▶ [STATED EXERCISE]
From the entries that follow, pick out all lines holding "this".

** BEGIN **

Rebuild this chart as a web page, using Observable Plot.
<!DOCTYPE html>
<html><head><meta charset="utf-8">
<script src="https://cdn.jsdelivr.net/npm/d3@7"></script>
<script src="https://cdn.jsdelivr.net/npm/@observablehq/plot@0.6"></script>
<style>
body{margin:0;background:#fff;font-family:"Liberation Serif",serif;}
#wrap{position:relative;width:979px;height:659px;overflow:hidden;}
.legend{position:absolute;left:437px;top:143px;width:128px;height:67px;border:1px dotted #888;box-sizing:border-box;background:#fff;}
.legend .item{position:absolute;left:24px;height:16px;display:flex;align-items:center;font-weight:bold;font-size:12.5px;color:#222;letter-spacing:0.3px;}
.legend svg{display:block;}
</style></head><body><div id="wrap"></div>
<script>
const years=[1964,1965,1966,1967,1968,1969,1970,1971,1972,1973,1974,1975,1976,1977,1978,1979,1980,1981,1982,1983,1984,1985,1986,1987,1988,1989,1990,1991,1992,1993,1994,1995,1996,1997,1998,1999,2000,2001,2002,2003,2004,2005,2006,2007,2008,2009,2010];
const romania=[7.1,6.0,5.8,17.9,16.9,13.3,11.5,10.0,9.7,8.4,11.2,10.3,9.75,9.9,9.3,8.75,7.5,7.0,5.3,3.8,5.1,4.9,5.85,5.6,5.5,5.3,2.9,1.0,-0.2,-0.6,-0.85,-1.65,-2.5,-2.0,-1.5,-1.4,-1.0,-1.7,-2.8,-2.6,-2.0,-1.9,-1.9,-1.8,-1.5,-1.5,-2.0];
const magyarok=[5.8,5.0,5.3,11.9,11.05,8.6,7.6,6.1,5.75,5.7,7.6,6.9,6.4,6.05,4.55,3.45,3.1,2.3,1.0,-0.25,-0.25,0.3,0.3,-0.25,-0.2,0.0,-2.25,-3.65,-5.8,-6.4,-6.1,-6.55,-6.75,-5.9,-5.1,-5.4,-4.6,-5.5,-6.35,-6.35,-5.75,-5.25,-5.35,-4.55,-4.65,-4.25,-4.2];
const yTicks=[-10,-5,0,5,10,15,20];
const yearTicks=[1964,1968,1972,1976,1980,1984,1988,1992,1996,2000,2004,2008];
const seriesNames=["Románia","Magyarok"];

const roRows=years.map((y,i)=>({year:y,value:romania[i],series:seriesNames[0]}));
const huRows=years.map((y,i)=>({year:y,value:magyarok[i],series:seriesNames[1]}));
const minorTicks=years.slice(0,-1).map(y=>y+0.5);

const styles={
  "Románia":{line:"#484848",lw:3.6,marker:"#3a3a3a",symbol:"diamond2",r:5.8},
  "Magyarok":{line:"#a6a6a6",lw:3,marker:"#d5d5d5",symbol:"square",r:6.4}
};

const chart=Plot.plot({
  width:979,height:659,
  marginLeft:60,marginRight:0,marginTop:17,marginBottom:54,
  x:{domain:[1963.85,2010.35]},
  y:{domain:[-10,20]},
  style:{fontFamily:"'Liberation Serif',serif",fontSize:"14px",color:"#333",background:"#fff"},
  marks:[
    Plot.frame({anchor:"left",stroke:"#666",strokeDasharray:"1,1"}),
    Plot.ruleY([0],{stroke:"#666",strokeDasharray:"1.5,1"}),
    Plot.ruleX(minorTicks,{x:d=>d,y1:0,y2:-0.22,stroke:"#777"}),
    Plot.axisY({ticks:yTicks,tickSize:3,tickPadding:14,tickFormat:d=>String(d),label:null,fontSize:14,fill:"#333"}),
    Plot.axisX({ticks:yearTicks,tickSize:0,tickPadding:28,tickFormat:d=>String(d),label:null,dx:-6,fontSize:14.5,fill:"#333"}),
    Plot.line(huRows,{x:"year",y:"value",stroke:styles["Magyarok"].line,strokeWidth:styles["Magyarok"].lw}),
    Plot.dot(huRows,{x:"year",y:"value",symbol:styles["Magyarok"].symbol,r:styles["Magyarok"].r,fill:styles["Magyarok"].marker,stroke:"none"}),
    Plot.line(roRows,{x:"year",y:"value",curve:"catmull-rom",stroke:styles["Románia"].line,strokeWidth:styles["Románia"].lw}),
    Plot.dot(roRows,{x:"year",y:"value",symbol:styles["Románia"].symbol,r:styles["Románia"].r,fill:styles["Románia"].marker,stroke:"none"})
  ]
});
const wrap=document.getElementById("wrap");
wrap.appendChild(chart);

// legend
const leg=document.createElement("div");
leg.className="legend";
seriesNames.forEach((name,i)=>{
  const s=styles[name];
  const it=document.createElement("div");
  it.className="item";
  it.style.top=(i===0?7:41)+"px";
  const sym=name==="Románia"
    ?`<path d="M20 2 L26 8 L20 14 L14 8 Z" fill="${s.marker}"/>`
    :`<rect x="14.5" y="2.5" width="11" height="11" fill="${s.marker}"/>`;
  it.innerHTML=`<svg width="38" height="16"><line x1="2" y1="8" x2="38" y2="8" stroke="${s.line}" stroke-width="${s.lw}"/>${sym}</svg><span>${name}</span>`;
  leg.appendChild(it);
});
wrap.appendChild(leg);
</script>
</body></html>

** END **
** BEGIN **

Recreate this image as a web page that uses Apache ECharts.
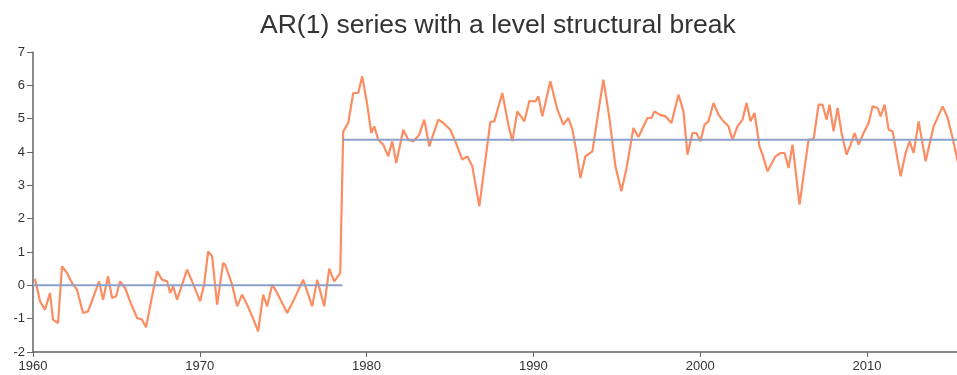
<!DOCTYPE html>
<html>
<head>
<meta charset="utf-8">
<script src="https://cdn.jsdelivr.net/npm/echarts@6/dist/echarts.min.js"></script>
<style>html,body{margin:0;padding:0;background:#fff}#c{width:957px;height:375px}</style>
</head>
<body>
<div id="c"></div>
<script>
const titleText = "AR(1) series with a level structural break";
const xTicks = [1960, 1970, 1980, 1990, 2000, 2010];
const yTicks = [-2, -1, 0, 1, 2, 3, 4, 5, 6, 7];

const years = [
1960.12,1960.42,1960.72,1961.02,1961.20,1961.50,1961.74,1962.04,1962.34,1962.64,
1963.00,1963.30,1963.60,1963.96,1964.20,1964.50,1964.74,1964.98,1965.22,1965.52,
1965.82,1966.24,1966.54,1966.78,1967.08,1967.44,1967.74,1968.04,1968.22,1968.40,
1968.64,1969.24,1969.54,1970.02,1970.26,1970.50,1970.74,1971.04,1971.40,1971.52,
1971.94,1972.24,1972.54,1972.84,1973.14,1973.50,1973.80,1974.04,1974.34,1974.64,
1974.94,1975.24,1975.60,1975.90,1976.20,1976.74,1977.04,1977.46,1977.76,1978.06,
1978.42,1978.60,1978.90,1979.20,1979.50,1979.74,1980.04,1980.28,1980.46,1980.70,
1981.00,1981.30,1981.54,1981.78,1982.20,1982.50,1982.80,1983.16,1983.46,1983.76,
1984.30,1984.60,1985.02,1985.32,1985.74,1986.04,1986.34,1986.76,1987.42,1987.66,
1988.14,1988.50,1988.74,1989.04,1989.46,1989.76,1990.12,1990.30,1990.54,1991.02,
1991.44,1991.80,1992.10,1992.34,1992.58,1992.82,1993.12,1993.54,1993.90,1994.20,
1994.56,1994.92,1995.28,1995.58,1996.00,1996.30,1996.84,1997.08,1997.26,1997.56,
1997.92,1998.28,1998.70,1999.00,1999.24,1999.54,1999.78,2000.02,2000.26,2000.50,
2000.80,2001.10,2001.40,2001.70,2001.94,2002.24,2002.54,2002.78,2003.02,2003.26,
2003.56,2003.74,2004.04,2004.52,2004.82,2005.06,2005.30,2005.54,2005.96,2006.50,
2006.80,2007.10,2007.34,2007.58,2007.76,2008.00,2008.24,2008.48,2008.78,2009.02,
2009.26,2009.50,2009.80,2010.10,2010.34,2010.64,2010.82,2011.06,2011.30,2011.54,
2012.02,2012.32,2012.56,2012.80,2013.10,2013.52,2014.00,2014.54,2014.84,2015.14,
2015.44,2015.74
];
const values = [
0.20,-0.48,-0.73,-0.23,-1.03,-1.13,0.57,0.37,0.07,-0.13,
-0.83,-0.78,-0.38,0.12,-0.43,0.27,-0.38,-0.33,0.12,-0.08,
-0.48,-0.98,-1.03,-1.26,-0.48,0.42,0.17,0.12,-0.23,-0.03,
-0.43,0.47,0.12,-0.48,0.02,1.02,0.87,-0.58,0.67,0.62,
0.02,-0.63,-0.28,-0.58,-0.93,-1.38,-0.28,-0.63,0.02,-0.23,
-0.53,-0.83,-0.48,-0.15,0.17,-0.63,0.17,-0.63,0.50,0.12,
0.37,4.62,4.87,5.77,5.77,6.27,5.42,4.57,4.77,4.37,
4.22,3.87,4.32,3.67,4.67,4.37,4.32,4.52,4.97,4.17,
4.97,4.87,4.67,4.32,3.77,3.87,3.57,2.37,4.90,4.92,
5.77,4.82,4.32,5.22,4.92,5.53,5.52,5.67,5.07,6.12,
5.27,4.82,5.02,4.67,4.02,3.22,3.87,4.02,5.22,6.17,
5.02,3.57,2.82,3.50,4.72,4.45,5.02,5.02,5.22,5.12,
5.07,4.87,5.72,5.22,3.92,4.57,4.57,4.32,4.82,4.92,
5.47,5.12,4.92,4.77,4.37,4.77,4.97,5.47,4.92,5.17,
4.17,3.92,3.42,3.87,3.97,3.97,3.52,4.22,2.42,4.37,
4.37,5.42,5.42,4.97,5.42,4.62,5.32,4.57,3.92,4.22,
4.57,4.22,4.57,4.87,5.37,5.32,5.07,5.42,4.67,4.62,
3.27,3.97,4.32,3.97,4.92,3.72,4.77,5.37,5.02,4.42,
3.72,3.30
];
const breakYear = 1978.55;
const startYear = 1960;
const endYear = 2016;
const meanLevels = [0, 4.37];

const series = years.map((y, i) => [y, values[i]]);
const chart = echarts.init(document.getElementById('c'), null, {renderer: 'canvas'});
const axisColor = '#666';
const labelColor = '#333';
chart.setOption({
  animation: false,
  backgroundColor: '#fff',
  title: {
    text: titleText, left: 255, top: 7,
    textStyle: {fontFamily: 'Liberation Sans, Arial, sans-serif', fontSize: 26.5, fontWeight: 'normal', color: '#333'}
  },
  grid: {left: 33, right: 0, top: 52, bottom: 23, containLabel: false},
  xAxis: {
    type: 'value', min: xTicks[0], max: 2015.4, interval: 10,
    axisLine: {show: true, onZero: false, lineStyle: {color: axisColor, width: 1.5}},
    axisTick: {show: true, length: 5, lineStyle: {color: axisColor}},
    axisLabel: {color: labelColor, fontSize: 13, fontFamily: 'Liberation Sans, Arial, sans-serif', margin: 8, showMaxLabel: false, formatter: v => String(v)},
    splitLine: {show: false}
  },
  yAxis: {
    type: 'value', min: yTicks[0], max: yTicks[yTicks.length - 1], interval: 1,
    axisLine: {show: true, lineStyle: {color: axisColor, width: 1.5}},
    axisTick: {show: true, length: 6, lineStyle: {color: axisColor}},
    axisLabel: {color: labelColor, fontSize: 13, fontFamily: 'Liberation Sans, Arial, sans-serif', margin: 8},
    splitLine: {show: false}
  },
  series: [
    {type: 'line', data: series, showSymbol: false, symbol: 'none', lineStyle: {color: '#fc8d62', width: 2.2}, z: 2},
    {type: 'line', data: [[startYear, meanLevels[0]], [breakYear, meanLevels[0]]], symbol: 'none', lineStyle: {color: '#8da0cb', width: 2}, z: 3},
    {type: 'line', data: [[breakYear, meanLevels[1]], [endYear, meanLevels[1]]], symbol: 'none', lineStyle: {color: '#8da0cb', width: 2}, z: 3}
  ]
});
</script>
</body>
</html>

** END **

▶ [EXERCISE ANSWER]
Rebuild this chart as a web page, using Observable Plot.
Recreate this image as a web page that uses Apache ECharts.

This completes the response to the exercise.